It was New Year’s Day, 1971, and Stanford was locked in a tight battle with undefeated Ohio State in the second half of the Rose Bowl.
For two years straight, last-second field goals by USC had denied the team then known as the Indians a shot at Pasadena. In the 1970 season, leading to the ’71 Rose Bowl, a group of great Stanford seniors dedicated themselves to reaching the promised land. This time, they upended the Trojans and beat enough other Pac-8 teams to win the league championship and gain the coveted bowl bid.
As described in A COACH AT HEART, Stanford was up against an Ohio State squad laden with stars who had won a national title as sophomores — QB Rex Kern, FB John Brockington, NG Jim Stillwagon and DB Jack Tatum among them. The Buckeyes were a prohibitive favorite.
That the heavy money went to the Big Ten champs was understandable. Ohio State had played only two close contests and Stanford dropped its last two games to Air Force and archrival Cal, and looked awful in doing so. How they’d get their mojo back, no one knew. But the coaches, led by John Ralston knew what to do. They went back to basics in a series of tough practices, and traveled to Southern California early to escape some nasty weather. Still, basing themselves in Long Beach, they were far from any pre-bowl fun. Eventually, players cajoled QB Jim Plunkett, that season’s Heisman Trophy winner, and defensive captain S Jack Schultz, into going to Ralston to get him to lighten up.
There’s a myth, if you read some articles in Google searches, that Stanford came into the game all loose, but nothing could be further from the truth. As Schultz tells it, Ralston looked at him and Plunkett and said, paraphrasing, “When you look back on this years from now, all you’ll remember is whether you won or lost.”
Still, Ralston did ease up a bit on the practices and let the Indians take part in some of the bowl week festivities.
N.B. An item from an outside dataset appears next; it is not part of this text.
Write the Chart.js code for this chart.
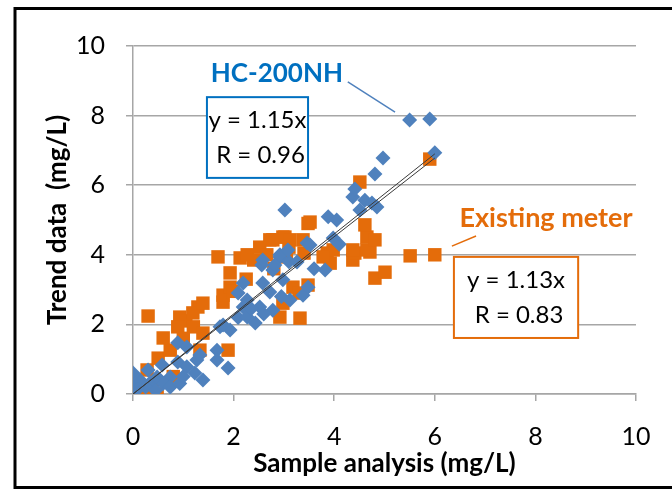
<!DOCTYPE html>
<html>
<head>
<meta charset="utf-8">
<script src="https://cdn.jsdelivr.net/npm/chart.js@4.4.0/dist/chart.umd.min.js"></script>
<style>
  html, body { margin: 0; padding: 0; background: #fff; }
  #wrap { width: 672px; height: 491px; position: relative; }
</style>
</head>
<body>
<div id="wrap"><canvas id="myChart" width="672" height="491"></canvas></div>
<script>
// HC-200NH (sample analysis, trend data)
var hcX = [0, 0, 0.02, 0.14, 0.1, 0.3, 0.34, 0.25, 0.58, 0.48, 0.74, 0.6, 0.74, 0.93, 0.89, 1.07, 0.89, 1.07, 1.27, 1.33,
           1.23, 1.39, 1.0, 0.45, 1.67, 1.67, 1.89, 1.73, 1.93, 2.19, 2.09, 1.79, 2.27, 2.43, 2.52, 2.78, 2.27, 2.09, 2.19, 2.58,
           2.72, 2.95, 3.12, 3.38, 3.48, 3.82, 2.56, 2.92, 3.1, 2.78, 2.98, 2.58, 2.82, 3.26, 2.92, 3.08, 3.46, 3.52, 3.98, 3.02,
           3.88, 4.05, 4.51, 4.85, 4.61, 4.75, 4.37, 4.41, 4.81, 4.97, 5.5, 5.9, 6.0, 3.6, 4.1, 2.35, 2.6];
var hcY = [0.6, 0.26, 0.1, 0.4, 0.15, 0.69, 0.32, 0.2, 0.83, 0.49, 0.49, 0.3, 0.2, 0.3, 1.47, 1.35, 0.92, 0.78, 0.98, 1.12,
           0.6, 0.4, 0.5, 0.1, 1.26, 0.98, 0.75, 1.93, 1.84, 2.5, 2.2, 1.98, 2.21, 2.04, 2.5, 2.41, 2.7, 2.9, 3.19, 3.19,
           2.93, 2.8, 2.7, 2.84, 3.07, 3.56, 3.71, 3.94, 3.8, 3.56, 3.28, 3.85, 3.71, 3.79, 4.0, 4.14, 4.34, 4.28, 4.48, 5.29,
           5.09, 5.0, 5.29, 5.37, 5.57, 5.49, 5.66, 5.89, 6.32, 6.78, 7.87, 7.9, 6.93, 3.6, 4.3, 2.45, 2.3];

// Existing meter
var emX = [0, 0.14, 0.3, 0.48, 0, 0.38, 0.1, 0.28, 0.5, 0.74, 0.6, 0.3, 0.93, 1.05, 1.29, 0.89, 1.2, 1.39, 1.33, 1.89,
           1.79, 1.0, 0.8, 1.19, 1.39, 1.79, 1.93, 1.99, 1.93, 1.69, 2.13, 2.27, 2.52, 2.72, 2.98, 2.4, 2.66, 3.05, 3.1, 2.8,
           2.78, 3.02, 3.12, 3.38, 3.18, 3.3, 2.98, 2.92, 3.48, 3.48, 3.52, 3.86, 3.98, 3.92, 3.78, 3.4, 4.37, 4.41, 4.71, 4.37,
           4.65, 4.65, 4.81, 4.61, 4.51, 4.81, 5.01, 5.51, 6.0, 5.9, 3.32, 2.25];
var emY = [0, 0, 0, 0, 0.2, 0.1, 0.1, 0.69, 1.03, 1.26, 1.61, 2.24, 2.21, 2.1, 2.5, 1.93, 1.93, 1.75, 1.26, 1.26,
           2.64, 1.6, 0.5, 2.33, 2.61, 2.84, 3.07, 2.95, 3.48, 3.94, 3.91, 4.0, 4.22, 4.43, 4.51, 3.85, 4.0, 3.94, 4.22, 3.6,
           4.43, 4.51, 4.43, 4.43, 3.07, 2.9, 2.61, 2.21, 3.13, 4.9, 4.94, 4.05, 4.14, 3.76, 3.94, 4.05, 3.85, 4.05, 4.08, 4.14,
           4.14, 4.51, 4.43, 4.86, 6.09, 3.33, 3.5, 3.97, 4.0, 6.75, 2.18, 3.3];

// trend line end points
var trendHcX = [0, 6.0];
var trendHcY = [0, 6.9];
var trendEmX = [0, 6.0];
var trendEmY = [0, 6.78];

var tickValues = [0, 2, 4, 6, 8, 10];

function pts(xs, ys) {
    return xs.map(function(x, i) { return {x: x, y: ys[i]}; });
}

var FONT = 'Lato, "Open Sans", sans-serif';
var BLUE = '#4F81BD';
var ORANGE = '#E46C0A';
var GRID = '#A6A6A6';

// labels, boxes and leader lines, placed in data units
var notes = [
    {type: 'text', text: 'HC-200NH', x: 2.86, y: 9.22, color: '#0070C0', size: 26},
    {type: 'line', x1: 4.27, y1: 8.97, x2: 5.21, y2: 8.10, color: BLUE},
    {type: 'box', x1: 1.47, y1: 8.53, x2: 3.48, y2: 6.21, color: '#0070C0', lines: ['y = 1.15x', 'R = 0.96']},
    {type: 'text', text: 'Existing meter', x: 8.21, y: 5.06, color: ORANGE, size: 27},
    {type: 'line', x1: 6.34, y1: 4.25, x2: 6.82, y2: 4.54, color: ORANGE},
    {type: 'box', x1: 6.38, y1: 3.94, x2: 8.85, y2: 1.61, color: ORANGE, lines: ['y = 1.13x', 'R = 0.83']}
];

var notesPlugin = {
    id: 'notes',
    beforeDraw: function(chart) {
        var c = chart.ctx;
        c.save();
        c.strokeStyle = '#000';
        c.lineWidth = 3;
        c.strokeRect(15, 8.5, 700, 479);
        c.restore();
    },
    afterDraw: function(chart) {
        var c = chart.ctx, xs = chart.scales.x, ys = chart.scales.y;
        c.save();
        notes.forEach(function(n) {
            if (n.type === 'text') {
                c.font = 'bold ' + n.size + 'px ' + FONT;
                c.fillStyle = n.color;
                c.textAlign = 'center';
                c.textBaseline = 'middle';
                c.fillText(n.text, xs.getPixelForValue(n.x), ys.getPixelForValue(n.y));
            } else if (n.type === 'line') {
                c.strokeStyle = n.color;
                c.lineWidth = 1.5;
                c.beginPath();
                c.moveTo(xs.getPixelForValue(n.x1), ys.getPixelForValue(n.y1));
                c.lineTo(xs.getPixelForValue(n.x2), ys.getPixelForValue(n.y2));
                c.stroke();
            } else {
                var l = xs.getPixelForValue(n.x1), r = xs.getPixelForValue(n.x2);
                var t = ys.getPixelForValue(n.y1), b = ys.getPixelForValue(n.y2);
                c.fillStyle = '#fff';
                c.fillRect(l, t, r - l, b - t);
                c.strokeStyle = n.color;
                c.lineWidth = 2;
                c.strokeRect(l, t, r - l, b - t);
                c.font = '24px ' + FONT;
                c.fillStyle = '#000';
                c.textAlign = 'center';
                c.textBaseline = 'middle';
                var h = (b - t) / 2;
                c.fillText(n.lines[0], (l + r) / 2, t + h * 0.58);
                c.fillText(n.lines[1], (l + r) / 2 + 3, t + h * 1.45);
            }
        });
        c.restore();
    }
};

var ctx = document.getElementById('myChart').getContext('2d');
var chart = new Chart(ctx, {
    type: 'scatter',
    data: {
        datasets: [{
            label: 'trend HC-200NH',
            type: 'line',
            data: pts(trendHcX, trendHcY),
            borderColor: '#3a3a3a',
            borderWidth: 1,
            pointRadius: 0,
            order: 0
        }, {
            label: 'trend Existing meter',
            type: 'line',
            data: pts(trendEmX, trendEmY),
            borderColor: '#3a3a3a',
            borderWidth: 1,
            pointRadius: 0,
            order: 0
        }, {
            label: 'HC-200NH',
            data: pts(hcX, hcY),
            pointStyle: 'rectRot',
            pointRadius: 7.5,
            backgroundColor: BLUE,
            borderColor: BLUE,
            borderWidth: 0,
            order: 1
        }, {
            label: 'Existing meter',
            data: pts(emX, emY),
            pointStyle: 'rect',
            pointRadius: 9.5,
            backgroundColor: ORANGE,
            borderColor: ORANGE,
            borderWidth: 0,
            order: 2
        }]
    },
    plugins: [notesPlugin],
    options: {
        responsive: false,
        animation: false,
        events: [],
        layout: { padding: { left: 16, top: 46, right: 36, bottom: 0 } },
        plugins: {
            legend: { display: false },
            tooltip: { enabled: false }
        },
        scales: {
            x: {
                type: 'linear',
                min: 0,
                max: 10,
                afterBuildTicks: function(s) { s.ticks = tickValues.map(function(v) { return {value: v}; }); },
                afterFit: function(s) { s.height = 97; },
                grid: { drawOnChartArea: false, drawTicks: true, tickLength: 7, color: GRID, lineWidth: 1.5 },
                border: { display: true, color: GRID, width: 1.5 },
                ticks: { color: '#000', padding: 21, font: { family: FONT, size: 25 }, maxRotation: 0 },
                title: {
                    display: true,
                    text: 'Sample analysis (mg/L)',
                    color: '#000',
                    font: { family: FONT, size: 26, weight: 'bold' },
                    padding: { top: 0, bottom: 12 }
                }
            },
            y: {
                type: 'linear',
                min: 0,
                max: 10,
                afterBuildTicks: function(s) { s.ticks = tickValues.map(function(v) { return {value: v}; }); },
                afterFit: function(s) { s.width = 117; },
                grid: { drawTicks: true, tickLength: 7, color: GRID, lineWidth: 1.5 },
                border: { display: true, color: GRID, width: 1.5 },
                ticks: { color: '#000', padding: 21, font: { family: FONT, size: 25 } },
                title: {
                    display: true,
                    text: 'Trend data  (mg/L)',
                    color: '#000',
                    font: { family: FONT, size: 26, weight: 'bold' },
                    padding: { top: 26, bottom: 0 }
                }
            }
        }
    }
});
</script>
</body>
</html>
Whatever he did worked, because they stood toe-to-toe with the Buckeyes when game time rolled around.
At the beginning of the fourth quarter, Ohio State led 17-13 and had taken the ball on a lengthy, time-consuming and physically punishing drive to the Stanford 19. But they faced fourth down and one yard to go. Legendary coach Woody Hayes chose to go for it, Brockington was stuffed, and the Indians took possession of the ball.
Plunkett completed a series of passes to Demea Washington and Randy Vataha to get Stanford to the OSU 30. And that was when the play of the game was made. In the huddle, Plunkett called another pass play and asked TE Bob Moore to stay in and block. In an email to me a few months ago, he said he changed his mind as they approached the line of scrimmage and told the future Oakland Raider to go ahead and run his route. “Just something I felt,” Plunkett wrote. “Thank goodness.”
Thank goodness, indeed. Plunkett was forced to scramble and, when he did so, Moore aimed for the front pylon of the end zone. Plunkett threw the ball his way and Moore came down with it, despite being bracketed by a pair of defenders. Stanford would score on the next play to take a lead they would never relinquish. Because a QB finishing his third season as a starter had a feeling, one of the biggest plays in the history of the Rose Bowl was made — and a breakthrough season was complete.